◆ What to work on
In the entries below, repeat only the lines between those holding "What React, TypeScript" and "Chart.register(...registerables);", inclusive. Leave pictures out.

◆ Data section

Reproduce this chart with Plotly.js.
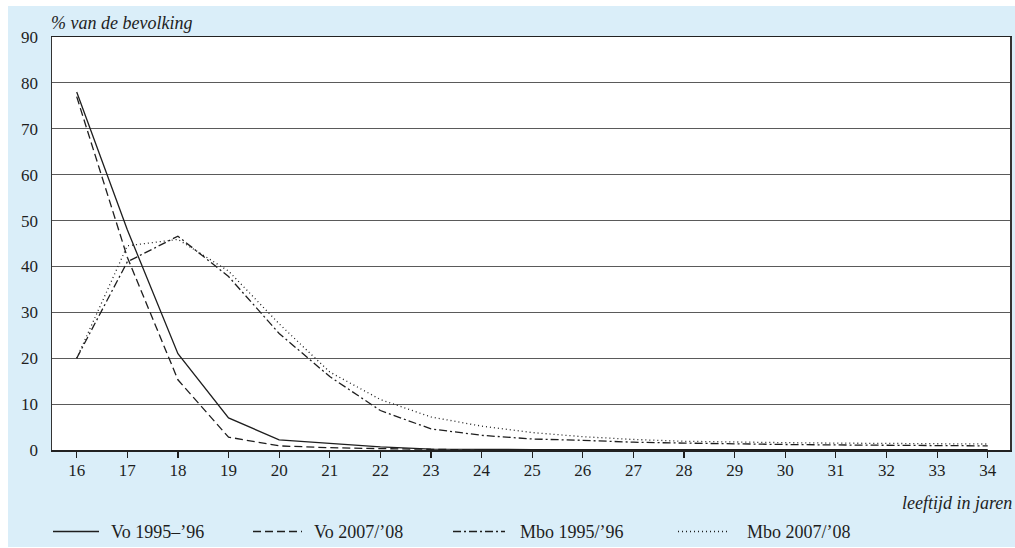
<!DOCTYPE html>
<html>
<head>
<meta charset="utf-8">
<script src="https://cdn.plot.ly/plotly-3.0.1.min.js"></script>
<style>
  html, body { margin: 0; padding: 0; background: #ffffff; }
  #chart { position: absolute; left: 8px; top: 6px; width: 1007px; height: 541px; }
</style>
</head>
<body>
<div id="chart"></div>
<script>
// ---- data ----
const ages = [16, 17, 18, 19, 20, 21, 22, 23, 24, 25, 26, 27, 28, 29, 30, 31, 32, 33, 34];
const seriesNames = ["Vo 1995\u2013\u201996", "Vo 2007/\u201908", "Mbo 1995/\u201996", "Mbo 2007/\u201908"];
const vo9596  = [78, 48, 21, 7, 2.2, 1.4, 0.7, 0.2, 0.1, 0.1, 0.1, 0.1, 0.1, 0.1, 0.1, 0.1, 0.1, 0.1, 0.1];
const vo0708  = [77, 42, 15.3, 2.8, 0.9, 0.5, 0.3, 0.1, 0, 0, 0, 0, 0, 0, 0, 0, 0, 0, 0];
const mbo9596 = [20, 41, 46.6, 37.8, 25.4, 16, 8.6, 4.6, 3.2, 2.4, 2.1, 1.7, 1.5, 1.3, 1.2, 1.1, 1.0, 1.0, 0.9];
const mbo0708 = [20, 44.5, 45.9, 39, 27.5, 17, 11, 7.2, 5.2, 3.8, 2.9, 2.3, 1.9, 1.7, 1.6, 1.5, 1.4, 1.3, 1.3];
const yTicks = [0, 10, 20, 30, 40, 50, 60, 70, 80, 90];
const yTitle = "% van de bevolking";
const xTitle = "leeftijd in jaren";

// ---- styling ----
const W = 1007, H = 541;
const M = { l: 44, r: 5, t: 31, b: 97 };
const pw = W - M.l - M.r, ph = H - M.t - M.b;
const plotBottom = H - M.b;
const px = x => (x - M.l) / pw;
const py = y => (plotBottom - y) / ph;

const FONT = "'Liberation Serif', 'DejaVu Serif', serif";
const INK = "#1e1e1e";
const dashes = ["solid", "8px,4px", "8px,3px,2px,3px", "1px,3px"];
const values = [vo9596, vo0708, mbo9596, mbo0708];

const traces = values.map((v, i) => ({
  x: ages, y: v, type: "scatter", mode: "lines", name: seriesNames[i],
  line: { color: INK, width: 1.3, dash: dashes[i] },
  hoverinfo: "skip", showlegend: false
}));

// custom legend (line samples + labels), pixel positions in div coords
const legendY = 525.5;
const sampleX = [[45, 91], [245, 294], [445, 497], [670, 719]];
const labelX = [101, 304, 510, 737];

const shapes = [];
const annotations = [];
seriesNames.forEach((n, i) => {
  shapes.push({
    type: "line", xref: "paper", yref: "paper",
    x0: px(sampleX[i][0]), x1: px(sampleX[i][1]), y0: py(legendY), y1: py(legendY),
    line: { color: INK, width: 1.3, dash: dashes[i] }
  });
  annotations.push({
    xref: "paper", yref: "paper", x: px(labelX[i]), y: py(legendY),
    xanchor: "left", yanchor: "middle", showarrow: false, text: n,
    font: { family: FONT, size: 18, color: INK }
  });
});

annotations.push({
  xref: "paper", yref: "paper", x: 0, y: 1, xanchor: "left", yanchor: "middle",
  xshift: -3, yshift: 14, showarrow: false, text: "<i>" + yTitle + "</i>",
  font: { family: FONT, size: 18, color: INK }
});
annotations.push({
  xref: "paper", yref: "paper", x: 1, y: 0, xanchor: "right", yanchor: "middle",
  xshift: 4, yshift: -53, showarrow: false, text: "<i>" + xTitle + "</i>",
  font: { family: FONT, size: 18, color: INK }
});

const layout = {
  width: W, height: H,
  margin: M,
  paper_bgcolor: "#daeef9",
  plot_bgcolor: "#ffffff",
  showlegend: false,
  font: { family: FONT, size: 17, color: INK },
  xaxis: {
    range: [15.512, 34.44],
    tickmode: "array", tickvals: ages, ticktext: ages.map(String),
    ticks: "outside", ticklen: 6, tickwidth: 1.2, tickcolor: INK,
    ticklabelstandoff: -2,
    showgrid: false, zeroline: false,
    showline: true, linecolor: "#222", linewidth: 1.5, mirror: true,
    tickfont: { family: FONT, size: 17, color: INK },
    fixedrange: true
  },
  yaxis: {
    range: [0, 90],
    tickmode: "array", tickvals: yTicks, ticktext: yTicks.map(String),
    ticks: "", ticklabelstandoff: 9,
    showgrid: true, gridcolor: "#5a5a5a", gridwidth: 1.2,
    zeroline: false,
    showline: true, linecolor: "#333", linewidth: 1.5, mirror: true,
    tickfont: { family: FONT, size: 17, color: INK },
    fixedrange: true
  },
  shapes: shapes,
  annotations: annotations
};

Plotly.newPlot("chart", traces, layout, { displayModeBar: false, staticPlot: true });
</script>
</body>
</html>
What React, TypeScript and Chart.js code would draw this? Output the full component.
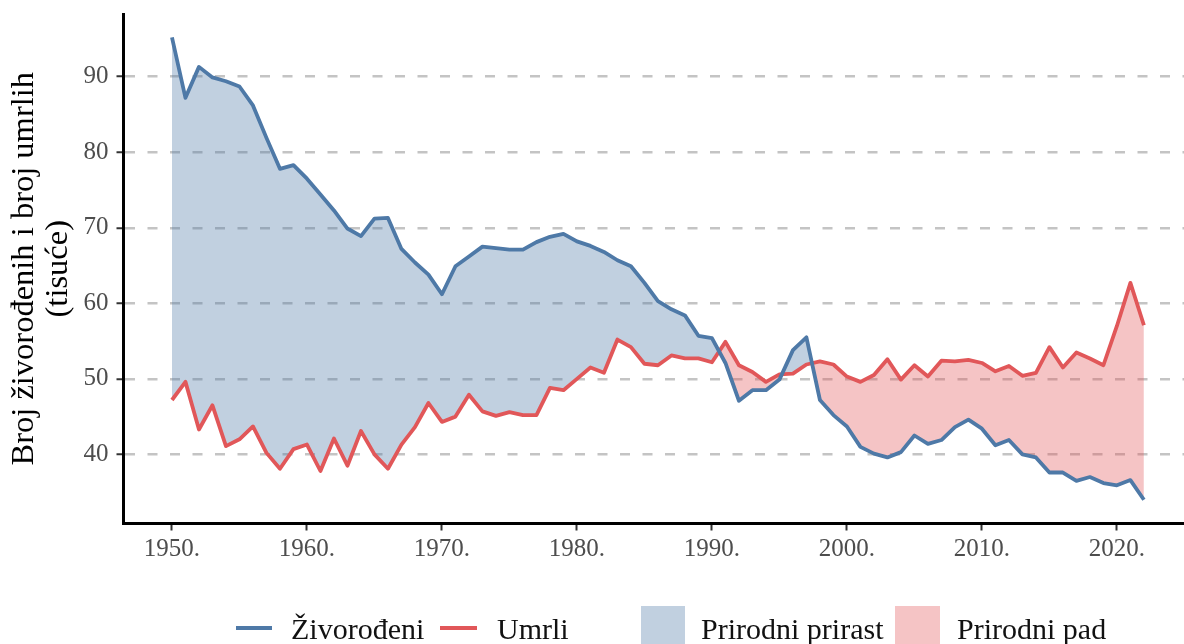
import React, { useEffect, useRef } from "react";
import { Chart, registerables } from "chart.js";

Chart.register(...registerables);

const years = [
  1950, 1951, 1952, 1953, 1954, 1955, 1956, 1957, 1958, 1959,
  1960, 1961, 1962, 1963, 1964, 1965, 1966, 1967, 1968, 1969,
  1970, 1971, 1972, 1973, 1974, 1975, 1976, 1977, 1978, 1979,
  1980, 1981, 1982, 1983, 1984, 1985, 1986, 1987, 1988, 1989,
  1990, 1991, 1992, 1993, 1994, 1995, 1996, 1997, 1998, 1999,
  2000, 2001, 2002, 2003, 2004, 2005, 2006, 2007, 2008, 2009,
  2010, 2011, 2012, 2013, 2014, 2015, 2016, 2017, 2018, 2019,
  2020, 2021, 2022,
];

const births = [
  95.2, 87.2, 91.3, 89.9, 89.4, 88.7, 86.2, 81.9, 77.8, 78.3,
  76.5, 74.4, 72.3, 69.9, 68.9, 71.2, 71.3, 67.2, 65.4, 63.8,
  61.2, 64.9, 66.2, 67.5, 67.3, 67.1, 67.1, 68.1, 68.8, 69.2,
  68.2, 67.6, 66.8, 65.7, 64.9, 62.7, 60.3, 59.2, 58.4, 55.7,
  55.4, 52.1, 47.1, 48.5, 48.5, 49.9, 53.8, 55.5, 47.2, 45.2,
  43.7, 41.0, 40.1, 39.6, 40.3, 42.5, 41.4, 41.9, 43.6, 44.6,
  43.4, 41.2, 41.9, 40.0, 39.6, 37.6, 37.6, 36.5, 37.0, 36.2,
  35.9, 36.6, 34.0,
];

const deaths = [
  47.2, 49.6, 43.3, 46.5, 41.1, 42.0, 43.7, 40.2, 38.1, 40.7,
  41.3, 37.8, 42.1, 38.5, 43.1, 40.0, 38.1, 41.3, 43.6, 46.8,
  44.3, 45.0, 47.9, 45.7, 45.1, 45.6, 45.2, 45.2, 48.8, 48.5,
  50.0, 51.5, 50.8, 55.2, 54.2, 52.0, 51.8, 53.1, 52.7, 52.7,
  52.2, 54.9, 51.8, 50.9, 49.6, 50.6, 50.7, 51.9, 52.3, 51.9,
  50.3, 49.6, 50.5, 52.6, 49.9, 51.8, 50.3, 52.4, 52.3, 52.5,
  52.1, 51.0, 51.7, 50.4, 50.8, 54.2, 51.5, 53.5, 52.7, 51.8,
  57.0, 62.7, 57.1,
];

const xTicks = [1950, 1960, 1970, 1980, 1990, 2000, 2010, 2020];
const yTicks = [40, 50, 60, 70, 80, 90];
const seriesLabels = ["Živorođeni", "Umrli"];
const fillLabels = ["Prirodni prirast", "Prirodni pad"];
const yTitle = ["Broj živorođenih i broj umrlih", "(tisuće)"];

const BLUE = "#4e79a7";
const RED = "#e15759";
const BLUE_FILL = "rgba(78,121,167,0.35)";
const RED_FILL = "rgba(225,87,89,0.35)";
const FONT = "'Liberation Serif', 'Times New Roman', serif";

export default function App() {
  const ref = useRef<HTMLCanvasElement | null>(null);

  useEffect(() => {
    const canvas = ref.current;
    if (!canvas) return;
    const chart = new Chart(canvas, {
      type: "line",
      data: {
        datasets: [
          {
            label: seriesLabels[0],
            data: years.map((y, i) => ({ x: y, y: births[i] })),
            borderColor: BLUE,
            borderWidth: 3.8,
            pointRadius: 0,
            tension: 0,
            borderJoinStyle: "round",
            fill: { target: 1, above: BLUE_FILL, below: RED_FILL },
          },
          {
            label: seriesLabels[1],
            data: years.map((y, i) => ({ x: y, y: deaths[i] })),
            borderColor: RED,
            borderWidth: 3.8,
            pointRadius: 0,
            tension: 0,
            borderJoinStyle: "round",
            fill: false,
          },
        ],
      },
      options: {
        responsive: false,
        animation: false,
        devicePixelRatio: 1,
        layout: { padding: { top: 14, right: 0, bottom: 0, left: 0 } },
        plugins: {
          legend: { display: false },
          tooltip: { enabled: false },
          filler: { drawTime: "beforeDatasetsDraw" },
        },
        scales: {
          x: {
            type: "linear",
            min: 1946.41,
            max: 2024.97,
            afterFit: (s: any) => {
              s.height = 120.5;
              s.paddingLeft = 0;
              s.paddingRight = 0;
            },
            afterBuildTicks: (s: any) => {
              s.ticks = xTicks.map((v) => ({ value: v }));
            },
            ticks: {
              callback: (v: any) => `${v}.`,
              font: { family: FONT, size: 25 },
              color: "#4d4d4d",
              padding: 4,
              maxRotation: 0,
              autoSkip: false,
            },
            grid: {
              display: true,
              drawOnChartArea: false,
              drawTicks: true,
              tickLength: 7,
              tickColor: "#333333",
              tickWidth: 2,
            },
            border: { display: true, color: "#000000", width: 3 },
          },
          y: {
            type: "linear",
            min: 30.85,
            max: 98.3,
            afterFit: (s: any) => {
              s.width = 123.5;
              s.paddingTop = 0;
              s.paddingBottom = 0;
            },
            afterBuildTicks: (s: any) => {
              s.ticks = yTicks.map((v) => ({ value: v }));
            },
            ticks: {
              font: { family: FONT, size: 25 },
              color: "#4d4d4d",
              padding: 8,
            },
            grid: {
              display: true,
              drawOnChartArea: true,
              drawTicks: true,
              color: "#c4c4c4",
              lineWidth: 2.5,
              tickLength: 7,
              tickColor: "#333333",
              tickWidth: 2,
              tickBorderDash: [],
            },
            border: { display: true, color: "#000000", width: 3, dash: [10, 12.5] },
            title: {
              display: true,
              text: yTitle,
              font: { family: FONT, size: 32.5, lineHeight: 1.05 },
              color: "#000000",
              padding: { top: 7, bottom: 0 },
            },
          },
        },
      },
    });
    return () => chart.destroy();
  }, []);

  const textStyle: React.CSSProperties = {
    position: "absolute",
    fontFamily: FONT,
    fontSize: 30,
    lineHeight: "30px",
    color: "#111",
    whiteSpace: "nowrap",
  };

  return (
    <div style={{ position: "absolute", left: 0, top: 0, width: 1184, height: 644, overflow: "hidden", background: "#fff" }}>
      <canvas ref={ref} width={1184} height={644} style={{ position: "absolute", left: 0, top: 0 }} />
      <div style={{ position: "absolute", left: 236, top: 626, width: 36, height: 4, background: BLUE }} />
      <div style={{ ...textStyle, left: 291, top: 614 }}>{seriesLabels[0]}</div>
      <div style={{ position: "absolute", left: 440, top: 626, width: 37, height: 4, background: RED }} />
      <div style={{ ...textStyle, left: 497, top: 614 }}>{seriesLabels[1]}</div>
      <div style={{ position: "absolute", left: 641, top: 606, width: 44, height: 45, background: BLUE_FILL }} />
      <div style={{ ...textStyle, left: 701, top: 614 }}>{fillLabels[0]}</div>
      <div style={{ position: "absolute", left: 895, top: 606, width: 45, height: 45, background: RED_FILL }} />
      <div style={{ ...textStyle, left: 957, top: 614 }}>{fillLabels[1]}</div>
    </div>
  );
}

◆ Exercise result
What React, TypeScript and Chart.js code would draw this? Output the full component.
import React, { useEffect, useRef } from "react";
import { Chart, registerables } from "chart.js";

Chart.register(...registerables);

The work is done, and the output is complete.